The “Wisdom of Crowds” and Social Media Research Strategy
A few posts back, I wrote about the interdependence of communication and feedback in a social media listening strategy. That’s why I couldn’t pass up some commentary on this recent Wired article on a study that finds that sharing information actually reduces the “wisdom of crowds”.
This finding provides an intentional instance of the “observer effect” bias addressed in the earlier post, in which interaction with a population shapes the results coming from that population. In social media engagement, interaction with the population we want to learn from (through our listening program and other social media research) is unavoidable, thus, we must design our interactions to elicit the best feedback possible by accounting for the observer effect. This recent insight into the accuracy of data culled from crowds must clearly be taken into account by anyone conducting opinion or preference research from social media conversations.

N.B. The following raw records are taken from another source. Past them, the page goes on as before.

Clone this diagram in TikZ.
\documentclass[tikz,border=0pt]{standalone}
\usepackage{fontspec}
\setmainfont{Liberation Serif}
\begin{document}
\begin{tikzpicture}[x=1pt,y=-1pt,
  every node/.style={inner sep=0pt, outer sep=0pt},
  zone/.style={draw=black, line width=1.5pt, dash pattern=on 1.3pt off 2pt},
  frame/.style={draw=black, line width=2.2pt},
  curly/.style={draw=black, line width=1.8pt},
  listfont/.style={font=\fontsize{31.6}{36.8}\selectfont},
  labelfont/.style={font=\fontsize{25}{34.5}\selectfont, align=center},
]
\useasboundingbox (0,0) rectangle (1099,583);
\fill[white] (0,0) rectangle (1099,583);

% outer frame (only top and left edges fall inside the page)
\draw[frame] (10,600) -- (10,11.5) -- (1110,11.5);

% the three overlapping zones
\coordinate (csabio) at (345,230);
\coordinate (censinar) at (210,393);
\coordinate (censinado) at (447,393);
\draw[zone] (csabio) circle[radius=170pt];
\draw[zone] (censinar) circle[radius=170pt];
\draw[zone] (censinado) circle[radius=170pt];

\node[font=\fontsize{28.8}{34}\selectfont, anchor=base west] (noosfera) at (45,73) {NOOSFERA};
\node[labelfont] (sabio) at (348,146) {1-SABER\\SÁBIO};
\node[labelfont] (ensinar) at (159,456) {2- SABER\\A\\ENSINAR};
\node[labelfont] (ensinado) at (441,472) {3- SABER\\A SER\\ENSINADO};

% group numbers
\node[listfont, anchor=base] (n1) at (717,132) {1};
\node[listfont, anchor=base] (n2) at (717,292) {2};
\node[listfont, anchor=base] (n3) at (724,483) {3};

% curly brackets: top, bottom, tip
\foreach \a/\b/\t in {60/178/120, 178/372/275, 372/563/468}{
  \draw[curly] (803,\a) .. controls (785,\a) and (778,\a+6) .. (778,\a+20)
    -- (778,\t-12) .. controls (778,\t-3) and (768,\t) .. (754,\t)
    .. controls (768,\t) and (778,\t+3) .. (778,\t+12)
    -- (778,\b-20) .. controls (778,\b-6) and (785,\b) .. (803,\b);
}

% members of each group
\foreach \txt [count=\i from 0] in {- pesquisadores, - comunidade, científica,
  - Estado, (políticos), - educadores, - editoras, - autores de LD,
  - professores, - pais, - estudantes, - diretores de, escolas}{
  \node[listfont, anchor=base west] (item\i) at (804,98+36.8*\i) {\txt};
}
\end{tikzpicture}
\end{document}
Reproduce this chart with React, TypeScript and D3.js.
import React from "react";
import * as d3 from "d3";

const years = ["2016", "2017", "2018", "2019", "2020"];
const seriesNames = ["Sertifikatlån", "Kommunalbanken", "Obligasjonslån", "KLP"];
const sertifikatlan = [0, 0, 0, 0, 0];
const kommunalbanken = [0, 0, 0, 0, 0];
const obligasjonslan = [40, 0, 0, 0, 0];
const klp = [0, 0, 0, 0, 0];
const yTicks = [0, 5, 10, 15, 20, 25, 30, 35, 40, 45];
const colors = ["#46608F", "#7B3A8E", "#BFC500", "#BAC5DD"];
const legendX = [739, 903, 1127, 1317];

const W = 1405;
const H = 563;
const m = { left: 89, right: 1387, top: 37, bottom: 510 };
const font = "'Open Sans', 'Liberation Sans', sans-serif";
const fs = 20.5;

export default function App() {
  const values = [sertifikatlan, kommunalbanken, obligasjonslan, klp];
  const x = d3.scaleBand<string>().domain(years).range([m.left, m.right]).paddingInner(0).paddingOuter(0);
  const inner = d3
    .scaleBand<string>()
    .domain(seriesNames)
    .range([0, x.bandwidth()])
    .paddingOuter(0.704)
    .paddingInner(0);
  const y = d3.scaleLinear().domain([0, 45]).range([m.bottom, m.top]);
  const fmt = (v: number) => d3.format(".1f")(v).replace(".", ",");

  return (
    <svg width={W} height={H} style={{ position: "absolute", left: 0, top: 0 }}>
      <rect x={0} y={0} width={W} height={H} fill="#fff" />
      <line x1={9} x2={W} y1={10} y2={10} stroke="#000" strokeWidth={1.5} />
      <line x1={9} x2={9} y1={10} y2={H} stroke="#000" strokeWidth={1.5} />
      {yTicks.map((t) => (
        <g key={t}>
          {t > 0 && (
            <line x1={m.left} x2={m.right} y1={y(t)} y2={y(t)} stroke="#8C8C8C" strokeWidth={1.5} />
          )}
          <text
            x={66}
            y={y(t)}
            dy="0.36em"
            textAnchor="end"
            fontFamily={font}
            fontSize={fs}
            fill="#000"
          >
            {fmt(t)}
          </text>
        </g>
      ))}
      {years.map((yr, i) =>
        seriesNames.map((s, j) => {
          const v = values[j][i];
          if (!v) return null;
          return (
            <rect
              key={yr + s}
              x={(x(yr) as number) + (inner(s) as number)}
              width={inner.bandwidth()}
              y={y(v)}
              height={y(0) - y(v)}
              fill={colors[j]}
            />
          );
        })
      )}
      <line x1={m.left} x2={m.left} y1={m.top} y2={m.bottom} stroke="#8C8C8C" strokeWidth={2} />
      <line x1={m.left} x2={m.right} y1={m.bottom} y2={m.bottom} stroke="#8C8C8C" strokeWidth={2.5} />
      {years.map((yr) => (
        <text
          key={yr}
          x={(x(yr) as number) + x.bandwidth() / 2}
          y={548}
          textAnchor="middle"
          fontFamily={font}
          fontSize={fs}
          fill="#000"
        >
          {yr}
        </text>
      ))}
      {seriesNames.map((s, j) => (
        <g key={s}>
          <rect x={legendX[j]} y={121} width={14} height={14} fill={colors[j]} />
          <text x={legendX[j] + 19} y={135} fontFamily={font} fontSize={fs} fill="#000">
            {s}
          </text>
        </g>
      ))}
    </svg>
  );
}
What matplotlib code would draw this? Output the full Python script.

The article succinctly defines crowd wisdom as “the statistical phenomenon by which individual biases cancel each other out, distilling hundreds or thousands of individual guesses into uncannily accurate average answers.” However, this only works when the answers provided by each individual have been independently established. Once respondents become aware of the answers provided by others, the average result becomes less accurate.
From the article:
The researchers attributed this to three effects. The first they called “social influence”: Opinions became less diverse. The second effect was “range reduction”: In mathematical terms, correct answers became clustered at the group’s edges. Exacerbating it all was the “confidence effect,” in which students became more certain about their guesses.
“The truth becomes less central if social influence is allowed,” wrote Lorenz and Rahut, who think this problem could be intensified in markets and politics — systems that rely on collective assessment.
I suggest that this problem can also be intensified in social media “communities” – where the collective assessment of a positive or negative attribute of a product/brand will present an inaccurate evaluation of the true average of individual views since opinions at the extreme will be observed, shared and amplified.